Now in recovery, he's fronting an incarnation of Chic bereft of his songwriting partner and bassist Bernard Edwards (who died 15 years ago) and drumming powerhouse Tony Thompson (who followed in 2003), but he's visibly loving it none the less.
In dreadlocks and an ice-white suit, the great man speaks of "coming through the fire" before leading his phenomenal backing band through one of the outstanding gigs of the year. In his hilarious and eye-opening autobiography Le Freak, Rodgers explains how Chic aimed to bring the class and panache of Roxy Music to black music, creating a positive feedback loop wherein the Eighties generation – the ABCs and Durans – tried to emulate Chic. They also, of course, gave hip-hop its groove when Sugarhill Gang sampled "Good Times" on "Rapper's Delight", as Rodgers reminds us by mashing those two tracks together.

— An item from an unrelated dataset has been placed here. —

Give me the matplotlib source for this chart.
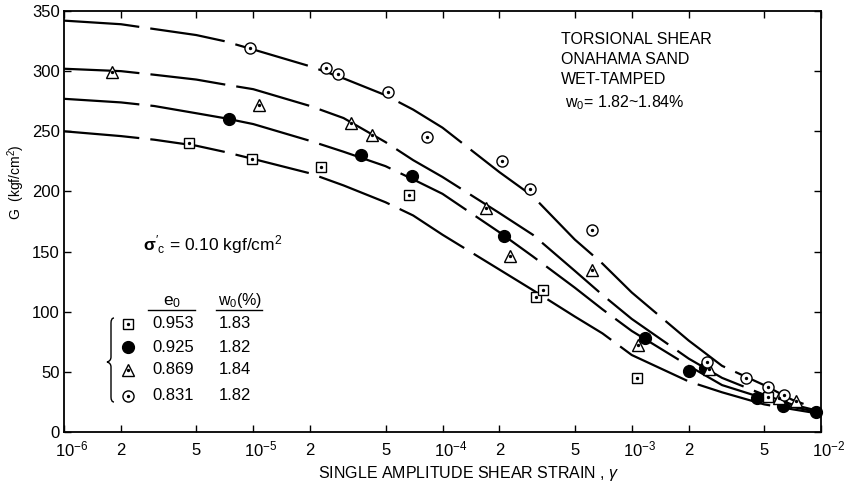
import numpy as np
import matplotlib
matplotlib.use('Agg')
import matplotlib.pyplot as plt
from matplotlib.lines import Line2D
from matplotlib.path import Path
from matplotlib.patches import PathPatch
from matplotlib.ticker import NullLocator
from matplotlib.transforms import ScaledTranslation

plt.rcParams['font.family'] = ['Liberation Sans', 'DejaVu Sans']
plt.rcParams['mathtext.fontset'] = 'custom'
plt.rcParams['mathtext.rm'] = 'Liberation Sans'
plt.rcParams['mathtext.it'] = 'Liberation Sans:italic'
plt.rcParams['mathtext.bf'] = 'Liberation Sans:bold'

strain_curve = [1e-6, 2e-6, 3e-6, 5e-6, 7e-6, 1e-5, 2e-5, 3e-5, 5e-5, 7e-5,
                1e-4, 2e-4, 3e-4, 5e-4, 7e-4, 1e-3, 2e-3, 3e-3, 5e-3, 7e-3, 1e-2]
curve_0831 = [342, 339, 335, 330, 325, 318, 304, 294, 280, 268,
              253, 216, 196, 160, 140, 116, 76, 55, 39, 27, 18]
curve_0869 = [302, 300, 297, 293, 289, 285, 271, 261, 241, 226,
              212, 182, 164, 134, 114, 94, 61, 45, 31, 23, 17]
curve_0925 = [277, 274, 271, 265, 261, 256, 242, 233, 221, 210,
              198, 166, 146, 120, 102, 84, 55, 39, 28, 21, 16]
curve_0953 = [250, 246, 243, 238, 233, 227, 215, 205, 191, 180,
              164, 135, 118, 96, 82, 64, 42, 33, 23, 19, 15]

# measured points
gam_sq = [4.57e-6, 9.85e-6, 2.28e-5, 6.65e-5, 3.12e-4, 3.4e-4, 1.07e-3, 5.25e-3]
G_sq = [240, 227, 220, 197, 112, 118, 45, 29]
gam_fc = [7.45e-6, 3.71e-5, 6.9e-5, 2.11e-4, 1.17e-3, 2.0e-3, 2.44e-3, 4.6e-3, 6.3e-3, 9.4e-3]
G_fc = [260, 230, 213, 163, 78, 51, 53, 28, 22, 17]
gam_tr = [1.79e-6, 1.07e-5, 3.29e-5, 4.24e-5, 1.7e-4, 2.27e-4, 6.17e-4, 1.08e-3, 2.56e-3, 6.0e-3, 7.4e-3]
G_tr = [299, 272, 257, 247, 186, 146, 135, 72, 52, 28, 26]
gam_ci = [0.96e-5, 2.42e-5, 2.8e-5, 5.15e-5, 8.3e-5, 2.06e-4, 2.9e-4, 6.17e-4, 2.5e-3, 4.0e-3, 5.25e-3, 6.4e-3]
G_ci = [319, 303, 298, 283, 245, 225, 202, 168, 58, 45, 37, 31]

e0_list = ['0.953', '0.925', '0.869', '0.831']
w0_list = ['1.83', '1.82', '1.84', '1.82']

xticks = [1e-6, 2e-6, 5e-6, 1e-5, 2e-5, 5e-5, 1e-4, 2e-4, 5e-4, 1e-3, 2e-3, 5e-3, 1e-2]
xlabels = ['', '2', '5', '', '2', '5', '', '2', '5', '', '2', '5', '']
decades = [1e-6, 1e-5, 1e-4, 1e-3, 1e-2]
decade_labels = [r'$\mathregular{10^{-6}}$', r'$\mathregular{10^{-5}}$', r'$\mathregular{10^{-4}}$',
                 r'$\mathregular{10^{-3}}$', r'$\mathregular{10^{-2}}$']

W, H = 847, 486
fig = plt.figure(figsize=(W / 100, H / 100), dpi=100)
ax = fig.add_axes([64 / W, 54 / H, 757 / W, 421 / H])


def fx(px):
    return px / W


def fy(py):
    return 1 - py / H


dash = (0, (34, 5))
for ys in [curve_0831, curve_0869, curve_0925, curve_0953]:
    ax.plot(strain_curve, ys, color='black', lw=1.6, linestyle=dash, zorder=1)

mk = dict(color='black', linestyle='none', mec='black', mew=1.0, zorder=3, clip_on=False)
ax.plot(gam_sq, G_sq, marker='s', ms=7, mfc='white', **mk)
ax.plot(gam_fc, G_fc, marker='o', ms=8.5, mfc='black', **mk)
ax.plot(gam_tr, G_tr, marker='^', ms=9, mfc='white', **mk)
ax.plot(gam_ci, G_ci, marker='o', ms=8, mfc='white', **mk)
for g, v in [(gam_sq, G_sq), (gam_tr, G_tr), (gam_ci, G_ci)]:
    ax.plot(g, v, marker='o', ms=1.4, color='black', linestyle='none', zorder=4, clip_on=False)

ax.set_xscale('log')
ax.set_xlim(1e-6, 1e-2)
ax.set_ylim(0, 350)
ax.set_xticks(xticks)
ax.set_xticklabels(xlabels)
ax.xaxis.set_minor_locator(NullLocator())
ax.set_yticks(np.arange(0, 351, 50))
ax.tick_params(direction='in', top=True, right=True, length=5, width=1, labelsize=12)
ax.tick_params(axis='x', pad=8)
ax.tick_params(axis='y', pad=3)
for s in ax.spines.values():
    s.set_linewidth(1.3)

# decade labels: "10" centred on the tick, exponent hanging to the right
off = ScaledTranslation(-9 / 100, -7 / 100, fig.dpi_scale_trans)
for t, lab in zip(decades, decade_labels):
    ax.text(t, 0, lab, transform=ax.get_xaxis_transform() + off,
            ha='left', va='top', fontsize=12)

fig.text(fx(318), fy(478), r'SINGLE AMPLITUDE SHEAR STRAIN , $\mathit{\gamma}$',
         fontsize=11.5, ha='left', va='baseline')
fig.text(fx(16), fy(182), r'G  (kgf/cm$\mathregular{^2}$)', rotation=90,
         ha='center', va='center', fontsize=10)

# annotation block top right
for i, t in enumerate(['TORSIONAL SHEAR', 'ONAHAMA SAND', 'WET-TAMPED']):
    fig.text(fx(561), fy(44 + 20 * i), t, fontsize=11.5, ha='left', va='baseline')
fig.text(fx(565), fy(107), r'$\mathregular{w_0}$= 1.82~1.84%', fontsize=11.5,
         ha='left', va='baseline')

fig.text(fx(143), fy(250), r"$\mathbf{\sigma}'_{\mathregular{c}}$ = 0.10 kgf/cm$\mathregular{^2}$",
         fontsize=12.5, ha='left', va='baseline')

# legend table
fig.text(fx(172), fy(305), r'$\mathregular{e_0}$', fontsize=12.5, ha='center', va='baseline')
fig.text(fx(240), fy(305), r'$\mathregular{w_0(\%)}$', fontsize=11.5, ha='center', va='baseline')
fig.add_artist(Line2D([fx(148), fx(195)], [fy(310), fy(310)], color='black', lw=1,
                      transform=fig.transFigure))
fig.add_artist(Line2D([fx(216), fx(262)], [fy(310), fy(310)], color='black', lw=1,
                      transform=fig.transFigure))
rows_y = [324, 347, 370, 396]
leg_style = [dict(marker='s', ms=7, mfc='white'), dict(marker='o', ms=8.5, mfc='black'),
             dict(marker='^', ms=9, mfc='white'), dict(marker='o', ms=8, mfc='white')]
for ry, st, e0, w0 in zip(rows_y, leg_style, e0_list, w0_list):
    fig.add_artist(Line2D([fx(128)], [fy(ry)], color='black', mec='black', mew=1.0,
                          transform=fig.transFigure, linestyle='none', **st))
    if st['mfc'] == 'white':
        fig.add_artist(Line2D([fx(128)], [fy(ry)], marker='o', ms=1.4, color='black',
                              transform=fig.transFigure, linestyle='none'))
    fig.text(fx(152), fy(ry), e0, fontsize=12, ha='left', va='center')
    fig.text(fx(219), fy(ry), w0, fontsize=12, ha='left', va='center')

# curly brace
tip = 107
verts = [(114, 318), (111, 318), (111, 323), (111, 357), (111, 361), (tip, 362),
         (111, 363), (111, 367), (111, 397), (111, 402), (114, 402)]
codes = [Path.MOVETO, Path.CURVE3, Path.CURVE3, Path.LINETO, Path.CURVE3, Path.CURVE3,
         Path.CURVE3, Path.CURVE3, Path.LINETO, Path.CURVE3, Path.CURVE3]
verts = [(fx(a), fy(b)) for a, b in verts]
fig.add_artist(PathPatch(Path(verts, codes), fill=False, lw=1.0, edgecolor='black',
                         transform=fig.transFigure))

fig.savefig('out.png', dpi=100)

It's a set that ventures beyond the Chic hits and the usual Diana Ross/Sister Sledge medley into other Rodgers productions, including Bowie's "Let's Dance", Madonna's "Like a Virgin" and, to my utter delight, Sheila & B Devotion's sublime "Spacer".
There's something thrilling about hearing the church-bell cascades of "I Want Your Love" or the disco rapture of "Thinking of You" while watching the hands that created them chopping out the licks in that upturned-palm strum. Aurora borealis seems to spark from his fingertips.
Tonight was, Nile says, all the more special because "I didn't think I was gonna be around". One way or another, Nile Rodgers will always be around.